#### The problem
State how many lines hold the string "this". Give the number and nothing else.

+===+

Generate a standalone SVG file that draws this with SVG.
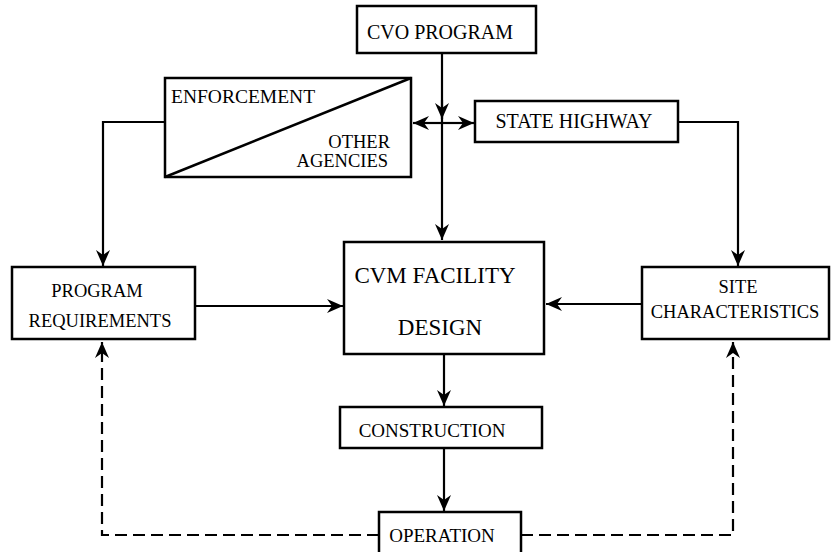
<svg xmlns="http://www.w3.org/2000/svg" width="831" height="552" viewBox="0 0 831 552">
<defs>
<marker id="ah" markerUnits="userSpaceOnUse" markerWidth="18" markerHeight="14" refX="16" refY="7" orient="auto">
<path d="M0,0 L16,7 L0,14 L5,7 z" fill="#000"/>
</marker>
<style>
.box{fill:#fff;stroke:#000;stroke-width:2.5}
.t{font-family:"Liberation Serif","Times New Roman",serif;fill:#000;text-anchor:middle}
.c{fill:none;stroke:#000;stroke-width:2.2}
.d{fill:none;stroke:#000;stroke-width:2.2;stroke-dasharray:12 6}
</style>
</defs>
<rect width="831" height="552" fill="#fff"/>
<g id="connectors">
<path class="c" d="M442,53 V240" marker-end="url(#ah)"/>
<path class="c" d="M442,100 V119" marker-end="url(#ah)"/>
<path class="c" d="M442,123 H413" marker-end="url(#ah)"/>
<path class="c" d="M442,123 H474" marker-end="url(#ah)"/>
<path class="c" d="M165,122 H103 V266" marker-end="url(#ah)"/>
<path class="c" d="M678,122 H738 V266" marker-end="url(#ah)"/>
<path class="c" d="M195,306 H343" marker-end="url(#ah)"/>
<path class="c" d="M642,304 H546" marker-end="url(#ah)"/>
<path class="c" d="M444,354 V406" marker-end="url(#ah)"/>
<path class="c" d="M444,448 V511" marker-end="url(#ah)"/>
<path class="d" d="M379,535 H102 V342" marker-end="url(#ah)"/>
<path class="d" d="M521,535 H733 V342" marker-end="url(#ah)"/>
</g>
<g id="cvo-program">
<rect class="box" x="357" y="6" width="179" height="47"/>
<text class="t" x="440" y="39" font-size="20">CVO PROGRAM</text>
</g>
<g id="enforcement-other-agencies">
<rect class="box" x="165" y="78" width="246" height="99"/>
<line x1="165" y1="177" x2="411" y2="78" stroke="#000" stroke-width="2.5"/>
<text class="t" x="171" y="103" font-size="19.5" text-anchor="start" style="text-anchor:start">ENFORCEMENT</text>
<text class="t" x="390" y="148" font-size="18.5" style="text-anchor:end">OTHER</text>
<text class="t" x="388" y="167" font-size="18.5" style="text-anchor:end">AGENCIES</text>
</g>
<g id="state-highway">
<rect class="box" x="475" y="101" width="203" height="41"/>
<text class="t" x="574" y="128" font-size="20">STATE HIGHWAY</text>
</g>
<g id="program-requirements">
<rect class="box" x="12" y="267" width="183" height="72"/>
<text class="t" x="97" y="297" font-size="18.5">PROGRAM</text>
<text class="t" x="100" y="327" font-size="18.5">REQUIREMENTS</text>
</g>
<g id="cvm-facility-design">
<rect class="box" x="344" y="242" width="200" height="112"/>
<text class="t" x="435" y="283" font-size="23">CVM FACILITY</text>
<text class="t" x="440" y="335" font-size="23">DESIGN</text>
</g>
<g id="site-characteristics">
<rect class="box" x="642" y="267" width="187" height="72"/>
<text class="t" x="738" y="293" font-size="18.5">SITE</text>
<text class="t" x="735" y="318" font-size="18.5">CHARACTERISTICS</text>
</g>
<g id="construction">
<rect class="box" x="340" y="407" width="202" height="41"/>
<text class="t" x="432" y="437" font-size="19">CONSTRUCTION</text>
</g>
<g id="operation">
<rect class="box" x="379" y="512" width="142" height="50"/>
<text class="t" x="442" y="542" font-size="19">OPERATION</text>
</g>
</svg>
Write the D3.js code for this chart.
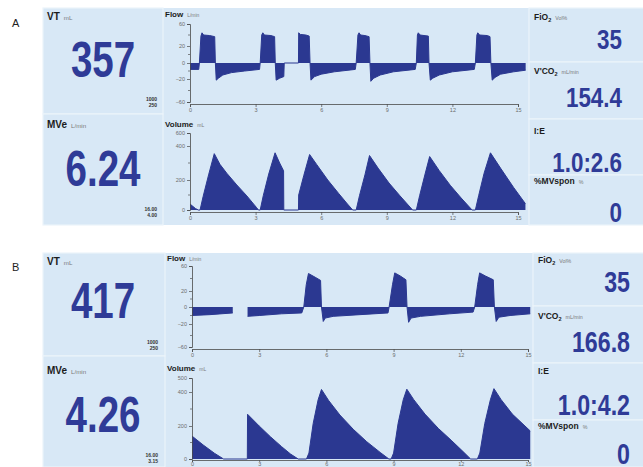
<!DOCTYPE html>
<html>
<head>
<meta charset="utf-8">
<script src="https://cdn.jsdelivr.net/npm/d3@7"></script>
<style>
  body { margin: 0; background: #fff; }
  text { font-family: "Liberation Sans", Arial, sans-serif; }
</style>
</head>
<body>
<svg id="chart" width="643" height="467"></svg>
<script>
const timeTicks = [0, 3, 6, 9, 12, 15];
const flowTicks = [-60, -20, 0, 20, 60];
const flowMinor = [-40, -10, 10, 40];
const volumeTicksA = [0, 200, 400, 600];
const volumeTicksB = [0, 200, 400, 500];
const volumeMinor = [100, 300];

const leftLabels = [["VT", "", "mL"], ["MVe", "", "L/min"]];
const rightLabels = [["FiO", "2", "Vol%"], ["V'CO", "2", "mL/min"], ["I:E", "", ""], ["%MVspon", "", "%"]];
const waveTitles = [["Flow", "", "L/min"], ["Volume", "", "mL"]];

const leftValuesA = ["357", "6.24"];
const leftValuesB = ["417", "4.26"];
const limitsA = [["1000", "250"], ["16.00", "4.00"]];
const limitsB = [["1000", "250"], ["16.00", "3.15"]];
const rightValuesA = ["35", "154.4", "1.0:2.6", "0"];
const rightValuesB = ["35", "166.8", "1.0:4.2", "0"];

// [s, L/min]
const flowA = [
  [0, -8], [0.40, -8], [0.43, 0], [0.50, 38], [0.55, 44], [0.62, 40], [0.90, 39], [1.13, 37], [1.16, 0],
  [1.20, -22], [1.30, -19], [1.50, -15], [1.90, -12], [2.50, -10], [3.18, -8],
  [3.21, 0], [3.28, 40], [3.33, 44], [3.40, 40], [3.70, 39], [3.87, 37], [3.90, 0],
  [3.94, -22], [4.10, -19], [4.29, -17], [4.31, 0], [4.96, 0],
  [4.97, 44], [5.05, 41], [5.30, 40], [5.45, 38], [5.49, 0],
  [5.53, -22], [5.70, -17], [6.00, -14], [6.60, -11], [7.56, -8],
  [7.60, 0], [7.68, 40], [7.73, 44], [7.80, 40], [8.00, 39], [8.19, 37], [8.23, 0],
  [8.27, -24], [8.40, -19], [8.70, -15], [9.30, -11], [10.30, -8],
  [10.35, 0], [10.40, 40], [10.44, 44], [10.52, 40], [10.90, 38], [10.93, 0],
  [10.99, -22], [11.10, -19], [11.40, -15], [12.00, -11], [13.00, -8],
  [13.05, 0], [13.12, 40], [13.16, 44], [13.24, 40], [13.60, 39], [13.72, 37], [13.76, 0],
  [13.82, -22], [13.95, -18], [14.20, -14], [14.80, -11], [15.35, -9]
];
// [s, mL]
const volumeA = [
  [0, 40], [0.10, 28], [0.25, 10], [0.38, 0], [0.46, 0], [0.60, 90], [0.85, 230], [1.11, 355],
  [1.37, 292], [1.68, 240], [2.14, 167], [2.60, 94], [3.05, 15], [3.13, 0], [3.21, 0],
  [3.35, 95], [3.60, 235], [3.89, 360], [4.10, 300], [4.28, 254], [4.29, 0], [4.96, 0],
  [4.97, 100], [5.20, 225], [5.47, 350], [5.80, 290], [6.30, 200], [6.80, 110], [7.20, 40], [7.44, 0], [7.60, 0],
  [7.75, 95], [8.00, 230], [8.21, 344], [8.60, 270], [9.10, 180], [9.60, 95], [10.18, 0], [10.35, 0],
  [10.50, 95], [10.75, 235], [10.96, 338], [11.40, 255], [11.90, 165], [12.40, 80], [12.90, 0], [13.05, 0],
  [13.20, 95], [13.45, 240], [13.74, 360], [14.20, 270], [14.80, 150], [15.34, 42]
];
const flowB = [
  [0, -10], [0.80, -9], [1.82, -7], [2.10, null], [2.48, -11], [3.00, -10], [4.00, -8], [4.90, -7],
  [4.99, 0], [5.10, 30], [5.20, 48], [5.50, 42], [5.74, 37], [5.78, 0],
  [5.86, -17], [5.95, -13], [6.30, -11], [7.50, -9], [8.75, -7],
  [8.80, 0], [8.95, 30], [9.05, 49], [9.30, 44], [9.55, 38], [9.60, 0],
  [9.67, -18], [9.78, -13], [10.20, -11], [11.50, -8], [12.55, -6],
  [12.62, 0], [12.75, 30], [12.84, 49], [13.10, 44], [13.45, 38], [13.50, 0],
  [13.58, -17], [13.70, -12], [14.20, -10], [15.10, -8]
];
const volumeB = [
  [0, 139], [0.50, 85], [1.00, 35], [1.41, 0], [2.47, 0],
  [2.48, 269], [3.00, 200], [3.50, 135], [4.00, 75], [4.40, 30], [4.74, 0], [5.11, 0],
  [5.22, 36], [5.41, 215], [5.63, 354], [5.78, 418], [6.10, 350], [6.60, 265], [7.20, 180], [7.80, 105], [8.40, 40], [8.79, 0], [8.89, 0],
  [9.00, 36], [9.20, 215], [9.43, 354], [9.59, 420], [9.90, 355], [10.40, 270], [11.00, 185], [11.60, 110], [12.10, 45], [12.44, 0], [12.74, 0],
  [12.85, 36], [13.07, 215], [13.32, 354], [13.48, 424], [13.80, 355], [14.30, 270], [15.10, 170]
];

// ---- look ----
const BG = "#d8e8f6", EDGE = "#ecf3fb", INK = "#2f3b97", WAVE = "#2b3891";
const svg = d3.select("#chart");

const panels = [
  {
    letter: "A", letterY: 27, top: 8, bottom: 225,
    leftX: [43, 163], leftBoxes: [[8, 114], [114, 225]], leftLabelY: [20, 128], numY: [77, 186], numX: 103,
    limitsY: [[101, 107], [211, 217]], limitsX: 157, leftValues: leftValuesA, limits: limitsA,
    waves: [
      { data: flowA, ticks: flowTicks, minor: flowMinor, yRange: [102, 79, 63, 46, 24], x: [190, 518], axisY: 104, titleY: 17, tick: 3, pad: 1 },
      { data: volumeA, ticks: volumeTicksA, minor: volumeMinor, yRange: [210, 180, 146, 133], x: [190, 518], axisY: 212, titleY: 127, tick: 3, pad: 1 }
    ],
    rightX: 529, rightBoxes: [[8, 62], [62, 119], [119, 175], [175, 225]], rightLabelY: [20, 74, 134, 184],
    valueY: [49, 107, 172, 222], valueX: 622, valueSize: 28, rightValues: rightValuesA
  },
  {
    letter: "B", letterY: 271, top: 253, bottom: 467,
    leftX: [43, 165], leftBoxes: [[253, 356], [356, 467]], leftLabelY: [265, 374], numY: [318, 432], numX: 103,
    limitsY: [[344, 350], [457, 463]], limitsX: 158, leftValues: leftValuesB, limits: limitsB,
    waves: [
      { data: flowB, ticks: flowTicks, minor: flowMinor, yRange: [347, 324, 307, 291, 266], x: [192, 528], axisY: 349, titleY: 261, tick: 3, pad: 1 },
      { data: volumeB, ticks: volumeTicksB, minor: volumeMinor, yRange: [459, 426, 392, 378], x: [192, 528], axisY: 460, titleY: 371, tick: 2, pad: 0 }
    ],
    rightX: 533, rightBoxes: [[253, 306], [306, 363], [363, 420], [420, 467]], rightLabelY: [263, 319, 374, 429],
    valueY: [292, 352, 415, 464], valueX: 630, valueSize: 29, rightValues: rightValuesB
  }
];

function label(g, x, y, parts, size) {
  const t = g.append("text").attr("x", x).attr("y", y)
    .attr("font-size", size).attr("font-weight", "bold").attr("fill", "#1c1c1c");
  t.append("tspan").text(parts[0]);
  if (parts[1]) t.append("tspan").attr("font-size", size * 0.65).attr("dy", 2).text(parts[1]);
  if (parts[2]) {
    t.append("tspan").attr("font-size", size * 0.62).attr("font-weight", "normal").attr("fill", "#7a7a7a")
      .attr("dx", 4).attr("dy", parts[1] ? -2 : 0).text(parts[2]);
  }
}

function drawWave(g, w, title) {
  const x = d3.scaleLinear().domain([0, 15]).range(w.x);
  const y = d3.scaleLinear().domain(w.ticks).range(w.yRange);
  const ok = d => d[1] !== null;

  g.append("path").datum(w.data)
    .attr("d", d3.area().defined(ok).x(d => x(d[0])).y0(y(0)).y1(d => y(d[1])))
    .attr("fill", WAVE);
  g.append("path").datum(w.data)
    .attr("d", d3.line().defined(ok).x(d => x(d[0])).y(d => y(d[1])))
    .attr("fill", "none").attr("stroke", WAVE).attr("stroke-width", 1);

  // minor ticks
  g.append("g").selectAll("line").data(w.minor.filter(v => v >= w.ticks[0] && v <= w.ticks[w.ticks.length - 1]))
    .join("line")
    .attr("x1", w.x[0] - 2).attr("x2", w.x[0])
    .attr("y1", d => y(d)).attr("y2", d => y(d))
    .attr("stroke", "#555").attr("stroke-width", 0.7);

  const ya = g.append("g").attr("transform", `translate(${w.x[0]},0)`)
    .call(d3.axisLeft(y).tickValues(w.ticks).tickSize(3).tickPadding(2));
  const xa = g.append("g").attr("transform", `translate(0,${w.axisY})`)
    .call(d3.axisBottom(x).tickValues(timeTicks).tickSize(w.tick).tickPadding(w.pad));
  [ya, xa].forEach(a => {
    a.attr("font-size", 5.5).attr("font-family", "Liberation Sans, Arial, sans-serif");
    a.select(".domain").attr("stroke", "#4a4a4a").attr("stroke-width", 0.8);
    a.selectAll(".tick line").attr("stroke", "#4a4a4a").attr("stroke-width", 0.7);
    a.selectAll(".tick text").attr("fill", "#6d6d6d");
  });

  label(g, w.x[0] - 25, w.titleY, title, 8);
}

panels.forEach(p => {
  const g = svg.append("g");
  g.append("text").attr("x", 12).attr("y", p.letterY).attr("font-size", 11).attr("fill", "#222").text(p.letter);

  g.append("rect").attr("x", p.leftX[0]).attr("y", p.top)
    .attr("width", 643 - p.leftX[0]).attr("height", p.bottom - p.top).attr("fill", BG);

  // left readouts
  p.leftBoxes.forEach((b, i) => {
    g.append("rect").attr("x", p.leftX[0]).attr("y", b[0])
      .attr("width", p.leftX[1] - p.leftX[0]).attr("height", b[1] - b[0])
      .attr("fill", BG).attr("stroke", EDGE).attr("stroke-width", 1.2);
    label(g, p.leftX[0] + 4, p.leftLabelY[i], leftLabels[i], 10);
    g.append("text").attr("transform", `translate(${p.numX},${p.numY[i]}) scale(0.77,1)`)
      .attr("text-anchor", "middle").attr("font-size", 50).attr("font-weight", "bold")
      .attr("fill", INK).text(p.leftValues[i]);
    p.limits[i].forEach((s, k) => {
      g.append("text").attr("x", p.limitsX).attr("y", p.limitsY[i][k]).attr("text-anchor", "end")
        .attr("font-size", 5).attr("font-weight", "bold").attr("fill", "#333").text(s);
    });
  });

  p.waves.forEach((w, i) => drawWave(g, w, waveTitles[i]));

  // right readouts (drawn last, they cover the waveform tails)
  p.rightBoxes.forEach((b, i) => {
    g.append("rect").attr("x", p.rightX).attr("y", b[0])
      .attr("width", 643 - p.rightX + 2).attr("height", b[1] - b[0])
      .attr("fill", BG).attr("stroke", EDGE).attr("stroke-width", 1.2);
    label(g, p.rightX + 5, p.rightLabelY[i], rightLabels[i], 8.5);
    g.append("text").attr("transform", `translate(${p.valueX},${p.valueY[i]}) scale(0.8,1)`)
      .attr("text-anchor", "end").attr("font-size", p.valueSize).attr("font-weight", "bold")
      .attr("fill", INK).text(p.rightValues[i]);
  });
});
</script>
</body>
</html>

+===+

#### Response
2